- [Exercise directions]:
Below are records; quote them exactly from the first line through the line that contains "linestyle=(0, (5, 4)))".

- [Raw data]:
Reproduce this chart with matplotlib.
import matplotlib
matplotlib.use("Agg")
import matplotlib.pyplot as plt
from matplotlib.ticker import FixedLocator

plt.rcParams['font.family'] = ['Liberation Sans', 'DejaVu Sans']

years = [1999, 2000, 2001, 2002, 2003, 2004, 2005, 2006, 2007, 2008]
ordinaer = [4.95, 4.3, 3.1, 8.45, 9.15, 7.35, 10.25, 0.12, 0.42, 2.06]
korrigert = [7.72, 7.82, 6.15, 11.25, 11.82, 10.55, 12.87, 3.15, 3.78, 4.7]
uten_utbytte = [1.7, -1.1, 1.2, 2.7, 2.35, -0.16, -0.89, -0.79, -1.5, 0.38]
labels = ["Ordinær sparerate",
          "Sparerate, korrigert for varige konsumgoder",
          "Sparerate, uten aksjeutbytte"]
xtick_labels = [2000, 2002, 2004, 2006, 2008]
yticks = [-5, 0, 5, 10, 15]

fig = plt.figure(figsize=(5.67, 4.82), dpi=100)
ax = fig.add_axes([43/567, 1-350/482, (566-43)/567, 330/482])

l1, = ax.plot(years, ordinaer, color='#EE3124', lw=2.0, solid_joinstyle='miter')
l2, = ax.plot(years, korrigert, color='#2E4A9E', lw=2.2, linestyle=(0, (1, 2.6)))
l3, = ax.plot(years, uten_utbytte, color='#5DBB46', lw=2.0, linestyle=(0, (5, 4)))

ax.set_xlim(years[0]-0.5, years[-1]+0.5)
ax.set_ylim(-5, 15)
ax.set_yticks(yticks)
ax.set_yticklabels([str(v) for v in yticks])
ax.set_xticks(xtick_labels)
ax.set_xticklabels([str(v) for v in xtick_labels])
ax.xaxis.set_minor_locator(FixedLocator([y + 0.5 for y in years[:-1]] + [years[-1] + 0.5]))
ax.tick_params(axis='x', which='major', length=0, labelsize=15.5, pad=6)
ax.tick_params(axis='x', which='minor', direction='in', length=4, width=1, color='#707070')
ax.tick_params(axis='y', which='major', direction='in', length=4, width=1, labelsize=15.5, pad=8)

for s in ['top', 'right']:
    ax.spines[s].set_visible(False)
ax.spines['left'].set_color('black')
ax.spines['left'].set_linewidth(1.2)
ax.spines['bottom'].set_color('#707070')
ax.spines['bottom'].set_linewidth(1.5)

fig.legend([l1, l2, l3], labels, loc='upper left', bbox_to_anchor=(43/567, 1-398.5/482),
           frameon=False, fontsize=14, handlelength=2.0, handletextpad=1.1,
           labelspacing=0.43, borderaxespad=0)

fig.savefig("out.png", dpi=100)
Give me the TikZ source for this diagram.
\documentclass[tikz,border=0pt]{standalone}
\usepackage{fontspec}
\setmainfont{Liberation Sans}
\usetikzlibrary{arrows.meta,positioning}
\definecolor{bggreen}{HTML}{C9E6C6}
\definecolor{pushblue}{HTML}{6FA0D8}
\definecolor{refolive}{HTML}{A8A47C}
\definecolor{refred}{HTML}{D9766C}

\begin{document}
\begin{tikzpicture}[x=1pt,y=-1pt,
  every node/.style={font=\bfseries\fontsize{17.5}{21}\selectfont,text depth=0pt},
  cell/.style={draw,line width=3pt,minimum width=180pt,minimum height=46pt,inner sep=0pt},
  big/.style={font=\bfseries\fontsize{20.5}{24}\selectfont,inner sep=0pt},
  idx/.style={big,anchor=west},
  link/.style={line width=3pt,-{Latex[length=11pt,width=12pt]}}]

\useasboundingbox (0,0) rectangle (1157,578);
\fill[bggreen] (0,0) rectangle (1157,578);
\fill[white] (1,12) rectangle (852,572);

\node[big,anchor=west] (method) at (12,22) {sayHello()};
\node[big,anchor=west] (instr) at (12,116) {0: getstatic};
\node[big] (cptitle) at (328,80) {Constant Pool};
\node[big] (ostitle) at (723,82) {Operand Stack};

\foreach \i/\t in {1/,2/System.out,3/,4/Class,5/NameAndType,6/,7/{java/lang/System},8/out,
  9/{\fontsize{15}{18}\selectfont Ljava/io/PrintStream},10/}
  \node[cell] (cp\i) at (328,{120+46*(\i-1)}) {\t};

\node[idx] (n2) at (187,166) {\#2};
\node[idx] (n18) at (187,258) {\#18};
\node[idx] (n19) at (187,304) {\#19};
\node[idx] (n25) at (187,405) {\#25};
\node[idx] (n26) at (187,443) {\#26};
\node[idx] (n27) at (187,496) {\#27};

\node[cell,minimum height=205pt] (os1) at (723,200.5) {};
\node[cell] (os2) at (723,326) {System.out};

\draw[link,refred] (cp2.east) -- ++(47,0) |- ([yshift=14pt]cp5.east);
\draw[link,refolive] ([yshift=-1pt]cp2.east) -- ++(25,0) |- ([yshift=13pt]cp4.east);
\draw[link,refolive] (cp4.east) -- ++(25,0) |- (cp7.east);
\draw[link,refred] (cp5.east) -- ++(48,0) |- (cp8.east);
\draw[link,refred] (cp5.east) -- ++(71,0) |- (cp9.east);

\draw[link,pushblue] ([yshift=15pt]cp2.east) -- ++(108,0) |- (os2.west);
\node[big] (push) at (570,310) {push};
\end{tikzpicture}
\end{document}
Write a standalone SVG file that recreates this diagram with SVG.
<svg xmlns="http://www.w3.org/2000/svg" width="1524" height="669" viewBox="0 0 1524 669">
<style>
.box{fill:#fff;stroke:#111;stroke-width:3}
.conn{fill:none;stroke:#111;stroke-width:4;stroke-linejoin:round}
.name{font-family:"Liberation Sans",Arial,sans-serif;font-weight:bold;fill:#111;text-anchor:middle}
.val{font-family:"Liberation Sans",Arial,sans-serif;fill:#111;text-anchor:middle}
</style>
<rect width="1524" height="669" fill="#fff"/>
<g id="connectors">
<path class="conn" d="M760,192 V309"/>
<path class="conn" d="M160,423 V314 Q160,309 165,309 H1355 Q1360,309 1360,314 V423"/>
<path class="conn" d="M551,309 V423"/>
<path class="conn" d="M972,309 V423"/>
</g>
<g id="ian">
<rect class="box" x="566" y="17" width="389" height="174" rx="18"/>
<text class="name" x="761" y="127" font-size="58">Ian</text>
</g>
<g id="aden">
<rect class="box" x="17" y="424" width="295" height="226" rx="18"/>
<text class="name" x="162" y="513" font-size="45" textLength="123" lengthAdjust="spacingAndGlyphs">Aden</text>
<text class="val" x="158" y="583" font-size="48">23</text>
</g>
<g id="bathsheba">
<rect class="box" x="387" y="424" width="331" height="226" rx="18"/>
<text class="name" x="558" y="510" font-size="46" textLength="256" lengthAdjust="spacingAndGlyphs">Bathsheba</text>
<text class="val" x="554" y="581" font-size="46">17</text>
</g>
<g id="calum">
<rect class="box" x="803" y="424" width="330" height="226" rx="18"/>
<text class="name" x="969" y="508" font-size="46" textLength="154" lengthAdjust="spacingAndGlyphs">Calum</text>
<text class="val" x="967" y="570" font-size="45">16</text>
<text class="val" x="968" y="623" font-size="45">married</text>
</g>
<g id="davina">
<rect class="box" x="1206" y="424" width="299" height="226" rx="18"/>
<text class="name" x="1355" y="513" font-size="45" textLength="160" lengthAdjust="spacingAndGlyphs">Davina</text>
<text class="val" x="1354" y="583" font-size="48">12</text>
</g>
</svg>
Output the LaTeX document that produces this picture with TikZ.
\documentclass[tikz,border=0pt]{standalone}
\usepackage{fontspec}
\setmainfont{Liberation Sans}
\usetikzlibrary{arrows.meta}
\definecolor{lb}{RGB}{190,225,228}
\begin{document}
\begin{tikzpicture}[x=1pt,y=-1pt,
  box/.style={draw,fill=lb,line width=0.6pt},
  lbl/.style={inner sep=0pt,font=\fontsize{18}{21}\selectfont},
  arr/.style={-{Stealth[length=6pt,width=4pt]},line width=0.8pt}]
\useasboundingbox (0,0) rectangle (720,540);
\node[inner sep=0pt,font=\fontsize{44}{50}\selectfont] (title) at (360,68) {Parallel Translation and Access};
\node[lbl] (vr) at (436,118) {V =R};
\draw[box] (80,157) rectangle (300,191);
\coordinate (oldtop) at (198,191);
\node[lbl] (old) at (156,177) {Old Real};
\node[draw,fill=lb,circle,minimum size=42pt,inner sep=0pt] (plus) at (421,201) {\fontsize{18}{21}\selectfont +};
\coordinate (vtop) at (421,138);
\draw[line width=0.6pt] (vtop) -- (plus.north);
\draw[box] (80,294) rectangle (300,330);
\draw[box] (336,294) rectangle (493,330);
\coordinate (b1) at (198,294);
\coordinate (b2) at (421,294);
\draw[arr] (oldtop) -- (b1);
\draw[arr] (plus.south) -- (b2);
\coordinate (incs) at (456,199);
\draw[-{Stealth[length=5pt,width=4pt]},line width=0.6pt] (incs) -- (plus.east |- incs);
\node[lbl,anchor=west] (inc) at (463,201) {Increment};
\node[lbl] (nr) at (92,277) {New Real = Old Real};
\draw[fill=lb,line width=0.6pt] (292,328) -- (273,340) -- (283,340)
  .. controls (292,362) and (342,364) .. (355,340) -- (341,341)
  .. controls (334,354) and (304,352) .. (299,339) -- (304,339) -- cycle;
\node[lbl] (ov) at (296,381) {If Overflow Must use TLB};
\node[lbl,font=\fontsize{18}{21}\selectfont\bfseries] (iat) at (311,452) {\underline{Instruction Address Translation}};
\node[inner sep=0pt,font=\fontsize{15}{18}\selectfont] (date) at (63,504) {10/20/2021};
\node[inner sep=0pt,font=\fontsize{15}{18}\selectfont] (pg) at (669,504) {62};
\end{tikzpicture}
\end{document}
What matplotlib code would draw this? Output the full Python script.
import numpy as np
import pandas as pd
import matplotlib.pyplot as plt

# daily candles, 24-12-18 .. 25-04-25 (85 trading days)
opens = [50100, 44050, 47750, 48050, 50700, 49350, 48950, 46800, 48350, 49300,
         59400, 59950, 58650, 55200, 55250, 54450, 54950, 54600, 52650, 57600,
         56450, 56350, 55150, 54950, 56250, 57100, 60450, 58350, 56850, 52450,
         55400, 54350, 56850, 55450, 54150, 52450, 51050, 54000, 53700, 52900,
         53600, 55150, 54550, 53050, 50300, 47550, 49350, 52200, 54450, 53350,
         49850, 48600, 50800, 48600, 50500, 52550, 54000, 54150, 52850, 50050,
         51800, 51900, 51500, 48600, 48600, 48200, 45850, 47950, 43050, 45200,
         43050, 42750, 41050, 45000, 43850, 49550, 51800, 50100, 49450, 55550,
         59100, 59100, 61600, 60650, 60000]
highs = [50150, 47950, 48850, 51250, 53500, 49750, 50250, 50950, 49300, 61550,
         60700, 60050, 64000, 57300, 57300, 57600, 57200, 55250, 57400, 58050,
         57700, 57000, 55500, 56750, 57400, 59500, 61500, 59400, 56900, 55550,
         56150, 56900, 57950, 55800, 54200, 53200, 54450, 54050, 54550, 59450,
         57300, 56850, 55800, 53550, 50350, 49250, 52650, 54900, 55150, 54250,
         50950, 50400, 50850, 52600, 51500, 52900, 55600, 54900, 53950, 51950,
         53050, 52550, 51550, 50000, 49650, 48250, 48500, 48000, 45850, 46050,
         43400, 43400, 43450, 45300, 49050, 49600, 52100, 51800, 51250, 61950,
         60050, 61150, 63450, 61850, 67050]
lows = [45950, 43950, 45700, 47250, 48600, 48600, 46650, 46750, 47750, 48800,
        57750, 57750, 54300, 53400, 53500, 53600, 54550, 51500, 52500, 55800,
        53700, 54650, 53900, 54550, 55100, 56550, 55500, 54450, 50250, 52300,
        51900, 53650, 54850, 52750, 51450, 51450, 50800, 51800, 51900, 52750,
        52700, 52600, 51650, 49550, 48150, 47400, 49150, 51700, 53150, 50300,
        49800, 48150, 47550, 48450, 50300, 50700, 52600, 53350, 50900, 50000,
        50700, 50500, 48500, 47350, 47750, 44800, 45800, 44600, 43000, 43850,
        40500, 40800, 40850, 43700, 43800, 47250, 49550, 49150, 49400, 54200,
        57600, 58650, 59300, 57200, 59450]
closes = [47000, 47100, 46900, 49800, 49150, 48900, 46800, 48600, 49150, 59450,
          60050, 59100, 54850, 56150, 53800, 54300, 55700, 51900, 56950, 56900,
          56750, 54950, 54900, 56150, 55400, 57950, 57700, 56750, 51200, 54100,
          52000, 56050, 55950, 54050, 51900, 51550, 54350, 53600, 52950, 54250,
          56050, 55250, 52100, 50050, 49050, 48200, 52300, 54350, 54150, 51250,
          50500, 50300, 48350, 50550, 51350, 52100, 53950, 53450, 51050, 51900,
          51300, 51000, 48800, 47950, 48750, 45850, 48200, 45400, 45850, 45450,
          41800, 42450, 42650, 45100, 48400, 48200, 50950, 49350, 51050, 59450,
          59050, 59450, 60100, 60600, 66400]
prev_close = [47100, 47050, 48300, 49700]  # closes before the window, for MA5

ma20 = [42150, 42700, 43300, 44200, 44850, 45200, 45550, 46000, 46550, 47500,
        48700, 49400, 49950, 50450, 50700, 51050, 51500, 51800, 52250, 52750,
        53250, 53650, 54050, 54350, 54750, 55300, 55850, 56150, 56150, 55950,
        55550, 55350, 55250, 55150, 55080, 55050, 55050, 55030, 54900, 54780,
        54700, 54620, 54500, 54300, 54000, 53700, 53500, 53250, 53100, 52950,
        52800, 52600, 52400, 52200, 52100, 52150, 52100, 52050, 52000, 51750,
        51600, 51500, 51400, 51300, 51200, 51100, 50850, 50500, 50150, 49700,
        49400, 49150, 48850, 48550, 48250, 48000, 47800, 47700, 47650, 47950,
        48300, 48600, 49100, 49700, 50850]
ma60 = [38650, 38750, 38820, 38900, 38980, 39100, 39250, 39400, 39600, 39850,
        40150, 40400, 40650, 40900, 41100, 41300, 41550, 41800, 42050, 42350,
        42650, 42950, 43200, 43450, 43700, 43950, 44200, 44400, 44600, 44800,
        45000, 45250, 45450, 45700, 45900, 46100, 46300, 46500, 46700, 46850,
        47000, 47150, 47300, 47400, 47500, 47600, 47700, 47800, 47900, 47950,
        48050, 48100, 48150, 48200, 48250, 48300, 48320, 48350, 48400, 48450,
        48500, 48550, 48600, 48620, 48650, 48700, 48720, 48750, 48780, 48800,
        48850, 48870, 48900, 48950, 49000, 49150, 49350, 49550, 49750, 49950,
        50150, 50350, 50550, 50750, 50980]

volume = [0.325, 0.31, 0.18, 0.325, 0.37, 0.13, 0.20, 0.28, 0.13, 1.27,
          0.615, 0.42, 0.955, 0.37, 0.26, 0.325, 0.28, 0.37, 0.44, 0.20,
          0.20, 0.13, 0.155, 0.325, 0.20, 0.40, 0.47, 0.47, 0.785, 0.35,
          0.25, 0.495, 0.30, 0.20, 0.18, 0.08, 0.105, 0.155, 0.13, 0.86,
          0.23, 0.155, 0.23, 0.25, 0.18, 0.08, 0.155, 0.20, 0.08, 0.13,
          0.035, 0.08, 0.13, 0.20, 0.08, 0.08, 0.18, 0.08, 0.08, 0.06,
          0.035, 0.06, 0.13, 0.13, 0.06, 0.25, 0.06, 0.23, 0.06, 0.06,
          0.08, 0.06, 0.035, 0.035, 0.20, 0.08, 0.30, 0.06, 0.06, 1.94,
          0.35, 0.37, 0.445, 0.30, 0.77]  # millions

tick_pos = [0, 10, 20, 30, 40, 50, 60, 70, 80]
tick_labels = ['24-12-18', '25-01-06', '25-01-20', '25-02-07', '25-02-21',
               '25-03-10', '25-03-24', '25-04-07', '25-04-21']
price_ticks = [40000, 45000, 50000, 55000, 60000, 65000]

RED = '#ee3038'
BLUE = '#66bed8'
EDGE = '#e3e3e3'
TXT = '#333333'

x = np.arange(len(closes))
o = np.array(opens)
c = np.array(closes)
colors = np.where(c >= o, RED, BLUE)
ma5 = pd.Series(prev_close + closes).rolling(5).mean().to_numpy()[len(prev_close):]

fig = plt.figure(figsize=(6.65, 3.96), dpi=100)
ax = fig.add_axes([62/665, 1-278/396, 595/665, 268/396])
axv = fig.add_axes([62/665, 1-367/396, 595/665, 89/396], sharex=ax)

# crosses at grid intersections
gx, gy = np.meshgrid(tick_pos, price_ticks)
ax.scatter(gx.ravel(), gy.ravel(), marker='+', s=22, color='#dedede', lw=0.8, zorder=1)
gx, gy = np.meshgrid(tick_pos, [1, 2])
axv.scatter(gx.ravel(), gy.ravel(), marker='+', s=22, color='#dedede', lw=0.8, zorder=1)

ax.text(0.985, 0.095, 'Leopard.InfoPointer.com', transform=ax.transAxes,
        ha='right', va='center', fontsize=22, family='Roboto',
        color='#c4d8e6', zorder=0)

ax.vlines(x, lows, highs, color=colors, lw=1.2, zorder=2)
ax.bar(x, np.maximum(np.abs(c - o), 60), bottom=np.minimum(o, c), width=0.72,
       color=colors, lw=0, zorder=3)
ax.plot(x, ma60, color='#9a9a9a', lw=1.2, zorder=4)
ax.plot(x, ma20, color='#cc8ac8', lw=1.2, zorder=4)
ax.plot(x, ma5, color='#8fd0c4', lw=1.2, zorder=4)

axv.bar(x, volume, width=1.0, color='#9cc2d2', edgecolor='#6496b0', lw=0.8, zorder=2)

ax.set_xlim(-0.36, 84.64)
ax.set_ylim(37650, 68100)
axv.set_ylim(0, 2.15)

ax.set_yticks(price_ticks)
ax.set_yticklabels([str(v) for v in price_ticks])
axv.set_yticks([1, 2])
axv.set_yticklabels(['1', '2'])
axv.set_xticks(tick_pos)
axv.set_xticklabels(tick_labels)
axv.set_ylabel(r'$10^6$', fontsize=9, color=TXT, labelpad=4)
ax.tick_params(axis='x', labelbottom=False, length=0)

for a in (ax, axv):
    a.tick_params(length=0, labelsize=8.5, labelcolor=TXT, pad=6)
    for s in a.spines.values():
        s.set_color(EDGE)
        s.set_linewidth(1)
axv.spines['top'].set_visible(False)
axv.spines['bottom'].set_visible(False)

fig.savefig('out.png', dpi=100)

- [Output]:
Reproduce this chart with matplotlib.
import matplotlib
matplotlib.use("Agg")
import matplotlib.pyplot as plt
from matplotlib.ticker import FixedLocator

plt.rcParams['font.family'] = ['Liberation Sans', 'DejaVu Sans']

years = [1999, 2000, 2001, 2002, 2003, 2004, 2005, 2006, 2007, 2008]
ordinaer = [4.95, 4.3, 3.1, 8.45, 9.15, 7.35, 10.25, 0.12, 0.42, 2.06]
korrigert = [7.72, 7.82, 6.15, 11.25, 11.82, 10.55, 12.87, 3.15, 3.78, 4.7]
uten_utbytte = [1.7, -1.1, 1.2, 2.7, 2.35, -0.16, -0.89, -0.79, -1.5, 0.38]
labels = ["Ordinær sparerate",
          "Sparerate, korrigert for varige konsumgoder",
          "Sparerate, uten aksjeutbytte"]
xtick_labels = [2000, 2002, 2004, 2006, 2008]
yticks = [-5, 0, 5, 10, 15]

fig = plt.figure(figsize=(5.67, 4.82), dpi=100)
ax = fig.add_axes([43/567, 1-350/482, (566-43)/567, 330/482])

l1, = ax.plot(years, ordinaer, color='#EE3124', lw=2.0, solid_joinstyle='miter')
l2, = ax.plot(years, korrigert, color='#2E4A9E', lw=2.2, linestyle=(0, (1, 2.6)))
l3, = ax.plot(years, uten_utbytte, color='#5DBB46', lw=2.0, linestyle=(0, (5, 4)))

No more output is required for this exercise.